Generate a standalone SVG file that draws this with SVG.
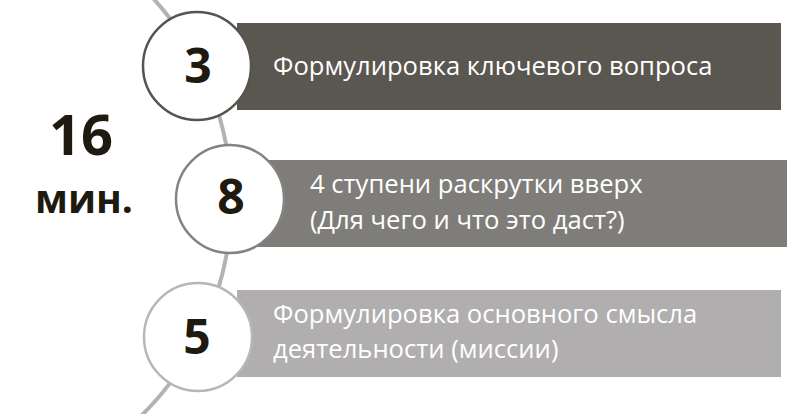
<svg xmlns="http://www.w3.org/2000/svg" width="790" height="414" viewBox="0 0 790 414">
  <style>
    .bar-text { font-family: "Open Sans", "Noto Sans", sans-serif; font-size: 25.6px; fill: #ffffff; }
    .num { font-family: "Open Sans", "Noto Sans", sans-serif; font-size: 48px; font-weight: bold; fill: #1f1a10; text-anchor: middle; }
    .big { font-family: "Open Sans", "Noto Sans", sans-serif; font-weight: bold; fill: #1f1a10; text-anchor: middle; }
    .node-circle { fill: #ffffff; stroke-width: 2.5; }
  </style>
  <rect width="790" height="414" fill="#ffffff"/>
  <g id="connectors">
    <path d="M152,-3 A301.4,301.4 0 0 1 141,416" fill="none" stroke="#b3b3b3" stroke-width="4"/>
  </g>
  <g id="total">
    <text class="big" x="81" y="155" font-size="56">16</text>
    <text class="big" x="84" y="213" font-size="39">мин.</text>
  </g>
  <g id="node-1">
    <rect x="237" y="23" width="544" height="87" fill="#5a5650"/>
    <circle class="node-circle" cx="197" cy="66" r="54" stroke="#57534f"/>
    <text class="num" x="198" y="83">3</text>
    <text class="bar-text" x="273" y="75">Формулировка ключевого вопроса</text>
  </g>
  <g id="node-2">
    <rect x="250" y="160" width="537" height="87" fill="#7f7d79"/>
    <circle class="node-circle" cx="230" cy="199" r="54" stroke="#858380"/>
    <text class="num" x="231" y="214">8</text>
    <text class="bar-text" x="310" y="193">4 ступени раскрутки вверх</text>
    <text class="bar-text" x="310" y="229">(Для чего и что это даст?)</text>
  </g>
  <g id="node-3">
    <rect x="237" y="290" width="544" height="87" fill="#b0aeae"/>
    <circle class="node-circle" cx="198" cy="337" r="54" stroke="#b8b6b6"/>
    <text class="num" x="197" y="354" font-size="45">5</text>
    <text class="bar-text" x="273" y="323">Формулировка основного смысла</text>
    <text class="bar-text" x="273" y="358">деятельности (миссии)</text>
  </g>
</svg>
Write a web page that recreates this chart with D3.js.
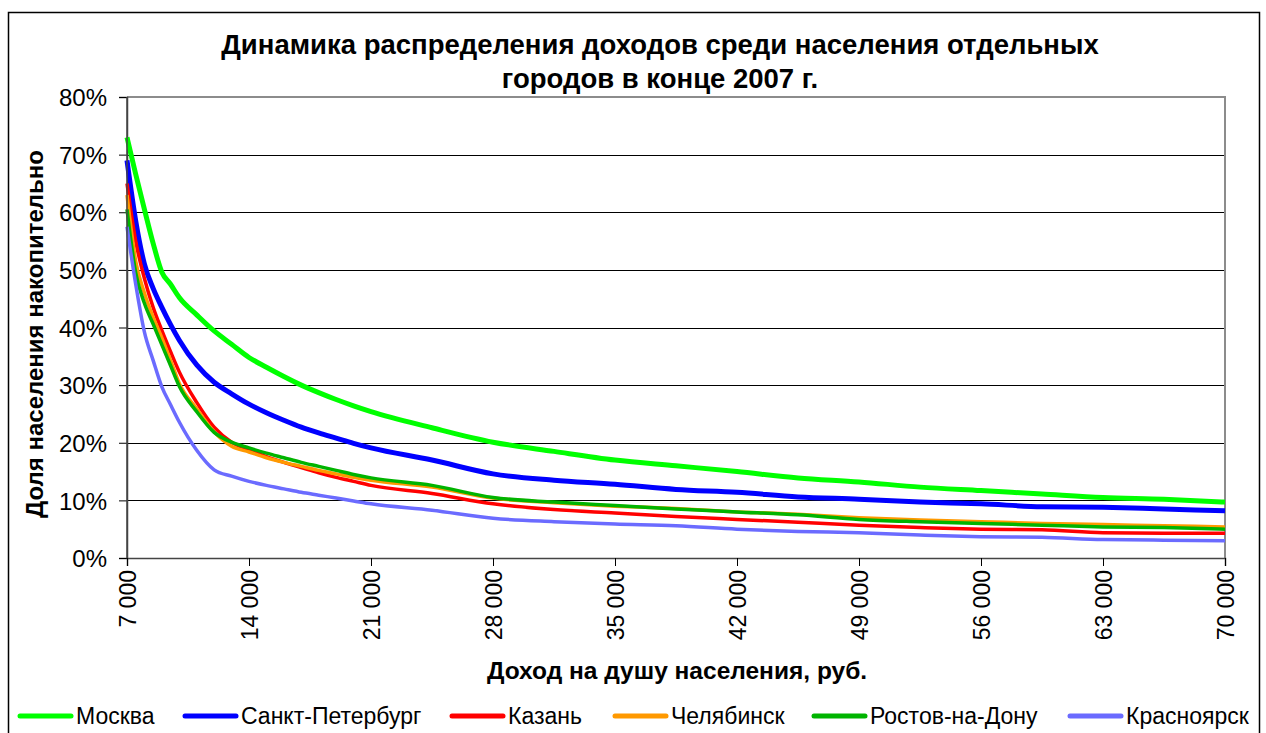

+ + + + + + +

What this task involves: Select every line of the material above holding the word "that" and copy it.

Response to this exercise:
Generate a standalone SVG file that draws this with SVG.
Write a web page that recreates this chart with D3.js.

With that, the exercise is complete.